## Instructions for the task
Without the pictures, write out all the lines below exactly as they appear.
____________________
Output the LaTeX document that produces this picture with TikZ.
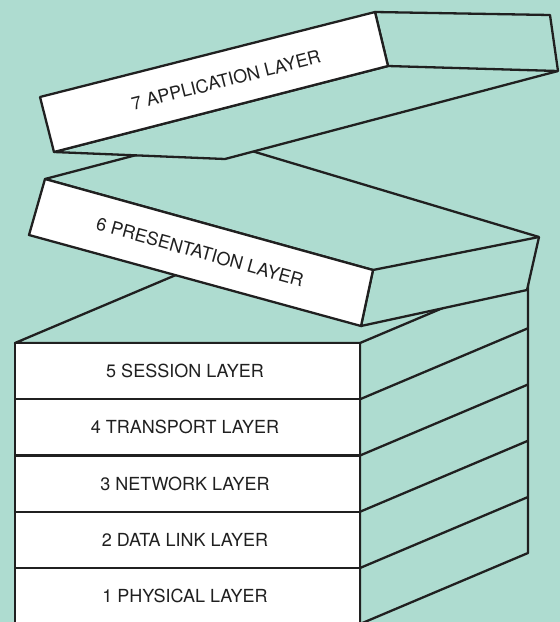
\documentclass[tikz,border=0pt]{standalone}
\usepackage{fontspec}
\setmainfont{TeX Gyre Heros}
\usepackage{xcolor}
\usetikzlibrary{positioning, calc}
\definecolor{mint}{RGB}{174,220,208}
\definecolor{ink}{RGB}{32,32,32}

\begin{document}
\begin{tikzpicture}[x=1pt, y=-1pt,
    edge/.style={draw=ink, line width=2.3pt, line join=round},
    front/.style={edge, fill=white},
    side/.style={edge, fill=mint},
    caption/.style={font=\fontsize{18}{21}\selectfont, text=ink, inner sep=0pt}]
    \clip (0,0) rectangle (560,622);
    \fill[mint] (0,0) rectangle (560,622);
    % lower stack, layers 5 to 1
    \draw[side] (15,343) -- (183,272) -- (528,272) -- (528,553) -- (360,624) -- (360,343) -- cycle;
    \foreach \num/\lbl [count=\i from 0] in {5/SESSION, 4/TRANSPORT, 3/NETWORK, 2/DATA LINK, 1/PHYSICAL} {
      \pgfmathsetmacro\ytop{343+56.25*\i}
      \draw[front] (15,\ytop) rectangle (360,\ytop+56.25);
      \draw[edge] (360,\ytop) -- (528,\ytop-71);
      \node[caption] (l\num) at (185,\ytop+28.1) {\num\ \lbl\ LAYER};
    }
    % layer 6, tilted down
    \draw[side] (45,179) -- (205,137) -- (539,237) -- (527,290) -- (361,326) -- (373,270) -- cycle;
    \draw[edge] (373,270) -- (539,237);
    \draw[front] (45,179) -- (373,270) -- (361,326) -- (29,235) -- cycle;
    \node[caption, rotate=-15.5] (l6) at (200,252) {6 PRESENTATION LAYER};
    % layer 7, tilted up
    \draw[side] (54,152) -- (225,159) -- (558,71) -- (550,15) -- (375,12) -- (388,66) -- cycle;
    \draw[edge] (388,66) -- (558,71);
    \draw[front] (40,97) -- (375,12) -- (388,66) -- (54,152) -- cycle;
    \node[caption, rotate=14.3] (l7) at (226,80) {7 APPLICATION LAYER};
  \end{tikzpicture}
\end{document}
____________________
## Final answer
Output the LaTeX document that produces this picture with TikZ.
\documentclass[tikz,border=0pt]{standalone}
\usepackage{fontspec}
\setmainfont{TeX Gyre Heros}
\usepackage{xcolor}
\usetikzlibrary{positioning, calc}
\definecolor{mint}{RGB}{174,220,208}
\definecolor{ink}{RGB}{32,32,32}

\begin{document}
\begin{tikzpicture}[x=1pt, y=-1pt,
    edge/.style={draw=ink, line width=2.3pt, line join=round},
    front/.style={edge, fill=white},
    side/.style={edge, fill=mint},
    caption/.style={font=\fontsize{18}{21}\selectfont, text=ink, inner sep=0pt}]
    \clip (0,0) rectangle (560,622);
    \fill[mint] (0,0) rectangle (560,622);
    % lower stack, layers 5 to 1
    \draw[side] (15,343) -- (183,272) -- (528,272) -- (528,553) -- (360,624) -- (360,343) -- cycle;
    \foreach \num/\lbl [count=\i from 0] in {5/SESSION, 4/TRANSPORT, 3/NETWORK, 2/DATA LINK, 1/PHYSICAL} {
      \pgfmathsetmacro\ytop{343+56.25*\i}
      \draw[front] (15,\ytop) rectangle (360,\ytop+56.25);
      \draw[edge] (360,\ytop) -- (528,\ytop-71);
      \node[caption] (l\num) at (185,\ytop+28.1) {\num\ \lbl\ LAYER};
    }
    % layer 6, tilted down
    \draw[side] (45,179) -- (205,137) -- (539,237) -- (527,290) -- (361,326) -- (373,270) -- cycle;
    \draw[edge] (373,270) -- (539,237);
    \draw[front] (45,179) -- (373,270) -- (361,326) -- (29,235) -- cycle;
    \node[caption, rotate=-15.5] (l6) at (200,252) {6 PRESENTATION LAYER};
    % layer 7, tilted up
    \draw[side] (54,152) -- (225,159) -- (558,71) -- (550,15) -- (375,12) -- (388,66) -- cycle;
    \draw[edge] (388,66) -- (558,71);
    \draw[front] (40,97) -- (375,12) -- (388,66) -- (54,152) -- cycle;
    \node[caption, rotate=14.3] (l7) at (226,80) {7 APPLICATION LAYER};
  \end{tikzpicture}
\end{document}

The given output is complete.